Task objective: Your task is to transcribe all of the data below exactly, omitting the images.

-- Begin Stored data --

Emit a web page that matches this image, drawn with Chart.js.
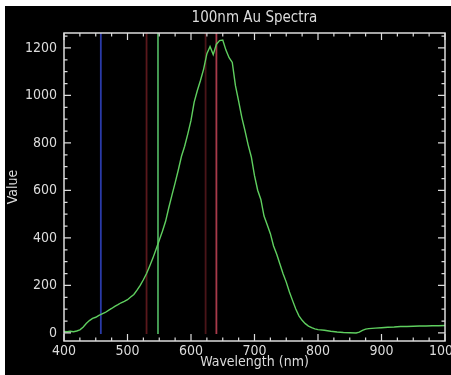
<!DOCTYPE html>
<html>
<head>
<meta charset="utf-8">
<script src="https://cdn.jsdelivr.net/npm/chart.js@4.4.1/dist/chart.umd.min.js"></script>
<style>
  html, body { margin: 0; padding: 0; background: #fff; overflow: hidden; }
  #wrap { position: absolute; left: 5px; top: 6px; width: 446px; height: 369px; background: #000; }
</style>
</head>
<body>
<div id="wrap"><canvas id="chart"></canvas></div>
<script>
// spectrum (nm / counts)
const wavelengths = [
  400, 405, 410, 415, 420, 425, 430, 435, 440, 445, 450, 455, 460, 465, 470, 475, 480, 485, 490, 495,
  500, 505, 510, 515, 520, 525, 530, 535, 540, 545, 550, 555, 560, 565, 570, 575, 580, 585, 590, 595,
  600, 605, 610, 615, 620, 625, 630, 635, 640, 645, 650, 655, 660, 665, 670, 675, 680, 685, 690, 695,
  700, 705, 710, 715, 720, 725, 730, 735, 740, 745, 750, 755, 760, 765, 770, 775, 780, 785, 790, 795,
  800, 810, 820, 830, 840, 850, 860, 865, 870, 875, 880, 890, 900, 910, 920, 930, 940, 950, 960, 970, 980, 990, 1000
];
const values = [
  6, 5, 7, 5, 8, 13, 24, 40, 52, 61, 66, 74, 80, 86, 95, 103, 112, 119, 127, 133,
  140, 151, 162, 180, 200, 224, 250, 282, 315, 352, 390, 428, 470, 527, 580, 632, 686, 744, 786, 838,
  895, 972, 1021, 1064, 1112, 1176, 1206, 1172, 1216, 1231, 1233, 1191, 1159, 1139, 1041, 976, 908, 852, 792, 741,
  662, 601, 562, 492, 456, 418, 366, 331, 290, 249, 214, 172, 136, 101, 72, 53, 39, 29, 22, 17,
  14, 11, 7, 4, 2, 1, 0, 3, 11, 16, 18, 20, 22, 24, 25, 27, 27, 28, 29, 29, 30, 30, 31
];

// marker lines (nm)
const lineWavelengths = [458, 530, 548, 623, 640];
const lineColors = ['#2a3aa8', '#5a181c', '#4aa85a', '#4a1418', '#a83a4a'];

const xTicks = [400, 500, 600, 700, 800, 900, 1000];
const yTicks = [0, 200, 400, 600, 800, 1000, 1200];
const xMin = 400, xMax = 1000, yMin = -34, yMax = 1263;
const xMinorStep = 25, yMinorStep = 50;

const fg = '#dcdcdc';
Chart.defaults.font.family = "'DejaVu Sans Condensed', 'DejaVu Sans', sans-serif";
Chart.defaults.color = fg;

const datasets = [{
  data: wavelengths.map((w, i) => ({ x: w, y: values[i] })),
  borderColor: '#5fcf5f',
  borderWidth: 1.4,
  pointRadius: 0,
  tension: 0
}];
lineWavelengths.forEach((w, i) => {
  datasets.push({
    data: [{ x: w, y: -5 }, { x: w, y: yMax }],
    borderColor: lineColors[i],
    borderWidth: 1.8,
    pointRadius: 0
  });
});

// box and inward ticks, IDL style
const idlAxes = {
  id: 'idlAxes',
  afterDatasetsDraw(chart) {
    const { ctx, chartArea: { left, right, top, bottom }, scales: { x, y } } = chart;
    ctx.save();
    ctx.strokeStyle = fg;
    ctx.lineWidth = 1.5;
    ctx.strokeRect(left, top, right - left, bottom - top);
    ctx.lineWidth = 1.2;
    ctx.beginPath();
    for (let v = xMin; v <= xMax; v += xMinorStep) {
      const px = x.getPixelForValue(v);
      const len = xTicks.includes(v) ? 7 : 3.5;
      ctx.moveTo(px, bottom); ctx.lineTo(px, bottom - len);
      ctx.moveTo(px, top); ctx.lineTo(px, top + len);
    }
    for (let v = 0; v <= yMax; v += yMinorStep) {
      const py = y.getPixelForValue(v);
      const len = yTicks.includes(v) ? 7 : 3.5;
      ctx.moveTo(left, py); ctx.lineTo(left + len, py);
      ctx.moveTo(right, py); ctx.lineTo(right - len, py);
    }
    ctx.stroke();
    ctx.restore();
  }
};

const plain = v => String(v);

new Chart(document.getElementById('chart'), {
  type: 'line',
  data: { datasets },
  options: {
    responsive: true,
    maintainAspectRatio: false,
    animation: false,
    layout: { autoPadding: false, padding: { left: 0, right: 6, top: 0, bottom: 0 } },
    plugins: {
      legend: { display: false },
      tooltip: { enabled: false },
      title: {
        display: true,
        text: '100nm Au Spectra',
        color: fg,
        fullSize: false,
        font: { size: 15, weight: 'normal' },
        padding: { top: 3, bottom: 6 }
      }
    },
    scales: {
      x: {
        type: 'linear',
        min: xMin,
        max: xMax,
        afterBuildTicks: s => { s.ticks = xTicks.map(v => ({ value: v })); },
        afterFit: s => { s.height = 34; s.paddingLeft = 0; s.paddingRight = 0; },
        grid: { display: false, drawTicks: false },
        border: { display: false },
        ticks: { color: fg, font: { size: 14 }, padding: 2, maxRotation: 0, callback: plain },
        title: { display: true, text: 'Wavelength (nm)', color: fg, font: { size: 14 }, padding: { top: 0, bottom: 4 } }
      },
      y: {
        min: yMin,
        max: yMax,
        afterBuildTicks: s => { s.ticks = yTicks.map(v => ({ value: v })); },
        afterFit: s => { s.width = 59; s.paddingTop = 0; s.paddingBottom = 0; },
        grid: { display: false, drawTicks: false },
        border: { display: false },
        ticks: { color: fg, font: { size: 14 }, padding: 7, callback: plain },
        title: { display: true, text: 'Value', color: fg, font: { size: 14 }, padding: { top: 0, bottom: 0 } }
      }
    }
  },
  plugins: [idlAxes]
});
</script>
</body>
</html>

-- End Stored data --

Response to the exercise:
Emit a web page that matches this image, drawn with Chart.js.
<!DOCTYPE html>
<html>
<head>
<meta charset="utf-8">
<script src="https://cdn.jsdelivr.net/npm/chart.js@4.4.1/dist/chart.umd.min.js"></script>
<style>
  html, body { margin: 0; padding: 0; background: #fff; overflow: hidden; }
  #wrap { position: absolute; left: 5px; top: 6px; width: 446px; height: 369px; background: #000; }
</style>
</head>
<body>
<div id="wrap"><canvas id="chart"></canvas></div>
<script>
// spectrum (nm / counts)
const wavelengths = [
  400, 405, 410, 415, 420, 425, 430, 435, 440, 445, 450, 455, 460, 465, 470, 475, 480, 485, 490, 495,
  500, 505, 510, 515, 520, 525, 530, 535, 540, 545, 550, 555, 560, 565, 570, 575, 580, 585, 590, 595,
  600, 605, 610, 615, 620, 625, 630, 635, 640, 645, 650, 655, 660, 665, 670, 675, 680, 685, 690, 695,
  700, 705, 710, 715, 720, 725, 730, 735, 740, 745, 750, 755, 760, 765, 770, 775, 780, 785, 790, 795,
  800, 810, 820, 830, 840, 850, 860, 865, 870, 875, 880, 890, 900, 910, 920, 930, 940, 950, 960, 970, 980, 990, 1000
];
const values = [
  6, 5, 7, 5, 8, 13, 24, 40, 52, 61, 66, 74, 80, 86, 95, 103, 112, 119, 127, 133,
  140, 151, 162, 180, 200, 224, 250, 282, 315, 352, 390, 428, 470, 527, 580, 632, 686, 744, 786, 838,
  895, 972, 1021, 1064, 1112, 1176, 1206, 1172, 1216, 1231, 1233, 1191, 1159, 1139, 1041, 976, 908, 852, 792, 741,
  662, 601, 562, 492, 456, 418, 366, 331, 290, 249, 214, 172, 136, 101, 72, 53, 39, 29, 22, 17,
  14, 11, 7, 4, 2, 1, 0, 3, 11, 16, 18, 20, 22, 24, 25, 27, 27, 28, 29, 29, 30, 30, 31
];

// marker lines (nm)
const lineWavelengths = [458, 530, 548, 623, 640];
const lineColors = ['#2a3aa8', '#5a181c', '#4aa85a', '#4a1418', '#a83a4a'];

const xTicks = [400, 500, 600, 700, 800, 900, 1000];
const yTicks = [0, 200, 400, 600, 800, 1000, 1200];
const xMin = 400, xMax = 1000, yMin = -34, yMax = 1263;
const xMinorStep = 25, yMinorStep = 50;

const fg = '#dcdcdc';
Chart.defaults.font.family = "'DejaVu Sans Condensed', 'DejaVu Sans', sans-serif";
Chart.defaults.color = fg;

const datasets = [{
  data: wavelengths.map((w, i) => ({ x: w, y: values[i] })),
  borderColor: '#5fcf5f',
  borderWidth: 1.4,
  pointRadius: 0,
  tension: 0
}];
lineWavelengths.forEach((w, i) => {
  datasets.push({
    data: [{ x: w, y: -5 }, { x: w, y: yMax }],
    borderColor: lineColors[i],
    borderWidth: 1.8,
    pointRadius: 0
  });
});

// box and inward ticks, IDL style
const idlAxes = {
  id: 'idlAxes',
  afterDatasetsDraw(chart) {
    const { ctx, chartArea: { left, right, top, bottom }, scales: { x, y } } = chart;
    ctx.save();
    ctx.strokeStyle = fg;
    ctx.lineWidth = 1.5;
    ctx.strokeRect(left, top, right - left, bottom - top);
    ctx.lineWidth = 1.2;
    ctx.beginPath();
    for (let v = xMin; v <= xMax; v += xMinorStep) {
      const px = x.getPixelForValue(v);
      const len = xTicks.includes(v) ? 7 : 3.5;
      ctx.moveTo(px, bottom); ctx.lineTo(px, bottom - len);
      ctx.moveTo(px, top); ctx.lineTo(px, top + len);
    }
    for (let v = 0; v <= yMax; v += yMinorStep) {
      const py = y.getPixelForValue(v);
      const len = yTicks.includes(v) ? 7 : 3.5;
      ctx.moveTo(left, py); ctx.lineTo(left + len, py);
      ctx.moveTo(right, py); ctx.lineTo(right - len, py);
    }
    ctx.stroke();
    ctx.restore();
  }
};

const plain = v => String(v);

new Chart(document.getElementById('chart'), {
  type: 'line',
  data: { datasets },
  options: {
    responsive: true,
    maintainAspectRatio: false,
    animation: false,
    layout: { autoPadding: false, padding: { left: 0, right: 6, top: 0, bottom: 0 } },
    plugins: {
      legend: { display: false },
      tooltip: { enabled: false },
      title: {
        display: true,
        text: '100nm Au Spectra',
        color: fg,
        fullSize: false,
        font: { size: 15, weight: 'normal' },
        padding: { top: 3, bottom: 6 }
      }
    },
    scales: {
      x: {
        type: 'linear',
        min: xMin,
        max: xMax,
        afterBuildTicks: s => { s.ticks = xTicks.map(v => ({ value: v })); },
        afterFit: s => { s.height = 34; s.paddingLeft = 0; s.paddingRight = 0; },
        grid: { display: false, drawTicks: false },
        border: { display: false },
        ticks: { color: fg, font: { size: 14 }, padding: 2, maxRotation: 0, callback: plain },
        title: { display: true, text: 'Wavelength (nm)', color: fg, font: { size: 14 }, padding: { top: 0, bottom: 4 } }
      },
      y: {
        min: yMin,
        max: yMax,
        afterBuildTicks: s => { s.ticks = yTicks.map(v => ({ value: v })); },
        afterFit: s => { s.width = 59; s.paddingTop = 0; s.paddingBottom = 0; },
        grid: { display: false, drawTicks: false },
        border: { display: false },
        ticks: { color: fg, font: { size: 14 }, padding: 7, callback: plain },
        title: { display: true, text: 'Value', color: fg, font: { size: 14 }, padding: { top: 0, bottom: 0 } }
      }
    }
  },
  plugins: [idlAxes]
});
</script>
</body>
</html>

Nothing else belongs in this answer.